▸ Task material
-- start --
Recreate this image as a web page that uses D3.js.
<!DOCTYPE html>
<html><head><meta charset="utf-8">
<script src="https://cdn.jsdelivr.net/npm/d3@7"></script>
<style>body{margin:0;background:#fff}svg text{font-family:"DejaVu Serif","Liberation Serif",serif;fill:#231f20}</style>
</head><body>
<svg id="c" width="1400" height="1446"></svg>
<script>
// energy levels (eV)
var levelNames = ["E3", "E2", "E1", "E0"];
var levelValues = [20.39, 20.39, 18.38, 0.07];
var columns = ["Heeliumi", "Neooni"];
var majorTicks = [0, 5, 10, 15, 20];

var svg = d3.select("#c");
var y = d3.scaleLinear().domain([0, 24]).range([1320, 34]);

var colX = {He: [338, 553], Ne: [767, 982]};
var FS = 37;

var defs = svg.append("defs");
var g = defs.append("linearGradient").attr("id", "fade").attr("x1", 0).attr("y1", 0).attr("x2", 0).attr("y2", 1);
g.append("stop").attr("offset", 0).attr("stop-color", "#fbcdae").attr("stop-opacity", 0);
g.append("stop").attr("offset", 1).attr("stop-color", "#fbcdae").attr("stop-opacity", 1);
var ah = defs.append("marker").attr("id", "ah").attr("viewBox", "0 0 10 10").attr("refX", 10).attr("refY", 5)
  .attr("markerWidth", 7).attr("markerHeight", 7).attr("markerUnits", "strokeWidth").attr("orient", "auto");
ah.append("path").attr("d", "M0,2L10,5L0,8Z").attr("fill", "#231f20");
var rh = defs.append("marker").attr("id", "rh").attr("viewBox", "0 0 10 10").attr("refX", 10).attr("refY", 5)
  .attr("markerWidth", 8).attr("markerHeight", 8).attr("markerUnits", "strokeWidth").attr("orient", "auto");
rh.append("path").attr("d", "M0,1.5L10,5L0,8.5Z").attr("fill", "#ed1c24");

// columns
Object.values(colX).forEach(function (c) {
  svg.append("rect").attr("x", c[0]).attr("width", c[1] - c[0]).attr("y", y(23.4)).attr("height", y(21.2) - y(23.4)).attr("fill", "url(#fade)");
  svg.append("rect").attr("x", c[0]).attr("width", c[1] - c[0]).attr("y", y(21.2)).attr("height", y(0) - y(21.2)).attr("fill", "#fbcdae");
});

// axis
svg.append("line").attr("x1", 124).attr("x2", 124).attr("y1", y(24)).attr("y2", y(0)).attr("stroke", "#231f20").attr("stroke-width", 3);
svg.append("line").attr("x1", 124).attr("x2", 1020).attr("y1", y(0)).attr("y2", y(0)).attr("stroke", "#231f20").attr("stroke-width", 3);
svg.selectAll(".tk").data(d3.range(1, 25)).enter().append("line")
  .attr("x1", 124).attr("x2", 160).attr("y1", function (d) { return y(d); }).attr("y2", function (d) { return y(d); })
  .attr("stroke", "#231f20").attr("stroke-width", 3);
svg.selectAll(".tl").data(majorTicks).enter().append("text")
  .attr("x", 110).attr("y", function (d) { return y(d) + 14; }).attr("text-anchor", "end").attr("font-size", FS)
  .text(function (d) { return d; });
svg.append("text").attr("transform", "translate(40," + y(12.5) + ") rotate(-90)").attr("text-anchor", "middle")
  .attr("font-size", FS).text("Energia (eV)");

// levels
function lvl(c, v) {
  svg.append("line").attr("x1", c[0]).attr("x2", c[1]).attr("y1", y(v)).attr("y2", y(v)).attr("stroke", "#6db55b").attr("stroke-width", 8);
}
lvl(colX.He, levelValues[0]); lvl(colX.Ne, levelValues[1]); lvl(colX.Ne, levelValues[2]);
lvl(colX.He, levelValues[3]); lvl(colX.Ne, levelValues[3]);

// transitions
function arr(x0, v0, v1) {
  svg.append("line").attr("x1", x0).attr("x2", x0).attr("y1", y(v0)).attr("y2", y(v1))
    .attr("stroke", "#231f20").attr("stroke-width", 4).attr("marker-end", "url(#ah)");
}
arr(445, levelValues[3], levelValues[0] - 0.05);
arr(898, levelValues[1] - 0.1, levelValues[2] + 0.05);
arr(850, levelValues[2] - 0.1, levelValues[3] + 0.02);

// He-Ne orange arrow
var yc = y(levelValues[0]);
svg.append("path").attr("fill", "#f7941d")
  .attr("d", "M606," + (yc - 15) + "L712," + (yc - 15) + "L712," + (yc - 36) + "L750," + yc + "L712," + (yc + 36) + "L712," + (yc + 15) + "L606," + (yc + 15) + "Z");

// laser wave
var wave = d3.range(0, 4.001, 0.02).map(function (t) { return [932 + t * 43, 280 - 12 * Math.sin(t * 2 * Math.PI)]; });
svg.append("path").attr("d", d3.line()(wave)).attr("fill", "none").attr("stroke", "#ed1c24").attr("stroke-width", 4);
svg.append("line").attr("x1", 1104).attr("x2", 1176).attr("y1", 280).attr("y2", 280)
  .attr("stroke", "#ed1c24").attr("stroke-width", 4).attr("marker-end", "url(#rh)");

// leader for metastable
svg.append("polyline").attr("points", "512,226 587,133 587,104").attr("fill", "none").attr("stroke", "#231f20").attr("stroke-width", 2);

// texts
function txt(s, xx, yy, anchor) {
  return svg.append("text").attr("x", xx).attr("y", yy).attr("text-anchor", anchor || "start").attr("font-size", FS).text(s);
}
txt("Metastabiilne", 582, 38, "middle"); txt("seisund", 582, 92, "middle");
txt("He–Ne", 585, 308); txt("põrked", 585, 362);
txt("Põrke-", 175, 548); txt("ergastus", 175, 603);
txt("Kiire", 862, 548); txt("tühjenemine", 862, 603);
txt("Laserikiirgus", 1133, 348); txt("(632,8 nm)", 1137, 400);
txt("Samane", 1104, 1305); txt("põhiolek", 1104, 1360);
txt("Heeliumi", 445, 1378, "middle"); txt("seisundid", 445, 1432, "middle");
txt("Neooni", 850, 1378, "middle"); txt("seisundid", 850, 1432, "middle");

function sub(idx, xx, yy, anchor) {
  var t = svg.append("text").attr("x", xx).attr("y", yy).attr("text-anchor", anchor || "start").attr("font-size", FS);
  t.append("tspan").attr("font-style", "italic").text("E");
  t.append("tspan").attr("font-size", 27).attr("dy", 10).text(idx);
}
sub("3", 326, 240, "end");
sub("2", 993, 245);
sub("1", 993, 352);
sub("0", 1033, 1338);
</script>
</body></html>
-- end --
-- start --
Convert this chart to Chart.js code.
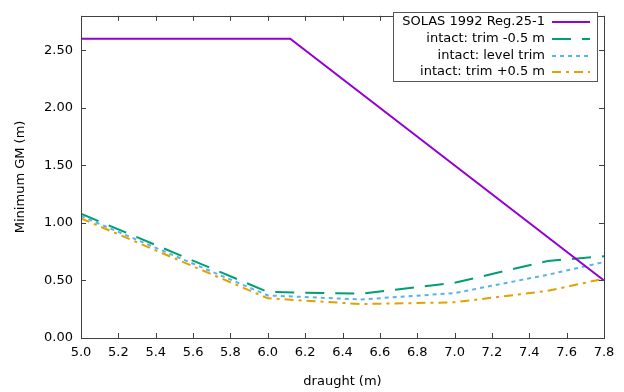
-- end --
-- start --
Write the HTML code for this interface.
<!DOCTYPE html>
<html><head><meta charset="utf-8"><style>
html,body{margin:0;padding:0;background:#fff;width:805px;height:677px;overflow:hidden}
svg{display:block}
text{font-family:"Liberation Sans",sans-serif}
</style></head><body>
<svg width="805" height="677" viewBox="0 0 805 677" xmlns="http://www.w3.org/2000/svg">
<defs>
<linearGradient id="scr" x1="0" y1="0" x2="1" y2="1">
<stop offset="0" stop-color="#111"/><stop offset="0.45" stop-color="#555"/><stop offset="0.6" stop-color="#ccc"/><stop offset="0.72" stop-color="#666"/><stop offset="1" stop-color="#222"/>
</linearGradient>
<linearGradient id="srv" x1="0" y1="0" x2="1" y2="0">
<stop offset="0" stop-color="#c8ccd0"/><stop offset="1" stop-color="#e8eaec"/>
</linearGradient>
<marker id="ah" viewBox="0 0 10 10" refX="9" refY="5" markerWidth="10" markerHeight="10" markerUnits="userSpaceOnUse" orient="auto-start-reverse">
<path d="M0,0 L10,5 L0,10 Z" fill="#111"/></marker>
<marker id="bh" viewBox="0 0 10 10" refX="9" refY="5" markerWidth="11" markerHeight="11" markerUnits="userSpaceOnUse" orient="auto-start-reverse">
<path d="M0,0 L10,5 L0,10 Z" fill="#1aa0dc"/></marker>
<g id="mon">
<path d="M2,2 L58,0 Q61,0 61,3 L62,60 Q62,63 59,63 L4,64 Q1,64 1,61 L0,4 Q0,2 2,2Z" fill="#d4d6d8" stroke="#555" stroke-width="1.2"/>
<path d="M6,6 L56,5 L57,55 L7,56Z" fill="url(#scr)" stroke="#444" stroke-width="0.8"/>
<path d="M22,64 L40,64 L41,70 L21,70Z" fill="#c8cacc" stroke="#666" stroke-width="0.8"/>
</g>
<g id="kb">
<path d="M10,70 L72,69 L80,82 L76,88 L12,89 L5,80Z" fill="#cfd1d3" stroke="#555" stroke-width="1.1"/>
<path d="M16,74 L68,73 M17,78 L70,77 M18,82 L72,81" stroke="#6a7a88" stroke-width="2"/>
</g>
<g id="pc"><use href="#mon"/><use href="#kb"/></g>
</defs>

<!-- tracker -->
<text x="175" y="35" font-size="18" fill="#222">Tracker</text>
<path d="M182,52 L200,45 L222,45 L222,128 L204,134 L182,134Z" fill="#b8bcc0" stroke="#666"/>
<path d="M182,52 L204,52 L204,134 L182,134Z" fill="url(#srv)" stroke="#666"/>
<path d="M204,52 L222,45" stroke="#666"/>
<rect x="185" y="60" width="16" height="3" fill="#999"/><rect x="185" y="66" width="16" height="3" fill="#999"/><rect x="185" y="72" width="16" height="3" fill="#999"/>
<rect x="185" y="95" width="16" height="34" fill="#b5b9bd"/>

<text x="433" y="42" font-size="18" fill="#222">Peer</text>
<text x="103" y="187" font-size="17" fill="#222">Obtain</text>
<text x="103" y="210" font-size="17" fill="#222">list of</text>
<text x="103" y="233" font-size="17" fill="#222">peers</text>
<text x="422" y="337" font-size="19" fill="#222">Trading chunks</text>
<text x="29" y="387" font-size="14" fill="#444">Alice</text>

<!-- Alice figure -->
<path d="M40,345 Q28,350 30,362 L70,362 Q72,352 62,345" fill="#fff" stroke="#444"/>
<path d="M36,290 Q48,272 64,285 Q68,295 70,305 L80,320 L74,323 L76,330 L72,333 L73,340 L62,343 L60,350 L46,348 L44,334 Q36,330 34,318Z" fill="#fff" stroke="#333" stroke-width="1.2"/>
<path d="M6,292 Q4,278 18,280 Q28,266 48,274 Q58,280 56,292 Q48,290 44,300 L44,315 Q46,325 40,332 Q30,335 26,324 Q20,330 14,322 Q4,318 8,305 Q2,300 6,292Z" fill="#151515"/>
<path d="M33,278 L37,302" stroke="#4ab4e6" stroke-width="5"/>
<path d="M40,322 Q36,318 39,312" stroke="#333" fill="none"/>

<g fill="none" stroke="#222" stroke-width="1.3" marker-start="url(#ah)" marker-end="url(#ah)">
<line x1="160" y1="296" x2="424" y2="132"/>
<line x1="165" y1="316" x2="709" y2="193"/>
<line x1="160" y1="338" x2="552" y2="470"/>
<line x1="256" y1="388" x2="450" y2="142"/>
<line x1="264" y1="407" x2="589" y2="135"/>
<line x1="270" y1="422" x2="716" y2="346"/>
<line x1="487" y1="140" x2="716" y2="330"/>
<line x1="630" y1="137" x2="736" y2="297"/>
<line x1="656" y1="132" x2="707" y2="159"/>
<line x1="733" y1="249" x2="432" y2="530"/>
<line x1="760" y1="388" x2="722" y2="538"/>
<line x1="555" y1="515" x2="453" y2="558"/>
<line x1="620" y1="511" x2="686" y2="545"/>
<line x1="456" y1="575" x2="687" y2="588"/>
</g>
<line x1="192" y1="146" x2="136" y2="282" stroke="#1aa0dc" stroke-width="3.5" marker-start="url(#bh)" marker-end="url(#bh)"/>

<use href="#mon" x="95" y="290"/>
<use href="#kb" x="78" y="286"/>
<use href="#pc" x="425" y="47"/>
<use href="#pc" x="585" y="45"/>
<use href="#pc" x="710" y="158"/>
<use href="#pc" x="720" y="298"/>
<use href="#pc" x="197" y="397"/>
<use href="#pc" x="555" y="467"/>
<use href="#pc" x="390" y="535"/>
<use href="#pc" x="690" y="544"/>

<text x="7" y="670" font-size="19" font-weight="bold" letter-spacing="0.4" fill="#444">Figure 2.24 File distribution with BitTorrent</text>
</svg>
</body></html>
-- end --
▸ Work required
With the first line being the one containing "Recreate this image" and the last line the one containing "var majorTicks = [0, 5, 10, 15, 20];", transcribe exactly the lines above that fall in that range.

▸ Final answer
Recreate this image as a web page that uses D3.js.
<!DOCTYPE html>
<html><head><meta charset="utf-8">
<script src="https://cdn.jsdelivr.net/npm/d3@7"></script>
<style>body{margin:0;background:#fff}svg text{font-family:"DejaVu Serif","Liberation Serif",serif;fill:#231f20}</style>
</head><body>
<svg id="c" width="1400" height="1446"></svg>
<script>
// energy levels (eV)
var levelNames = ["E3", "E2", "E1", "E0"];
var levelValues = [20.39, 20.39, 18.38, 0.07];
var columns = ["Heeliumi", "Neooni"];
var majorTicks = [0, 5, 10, 15, 20];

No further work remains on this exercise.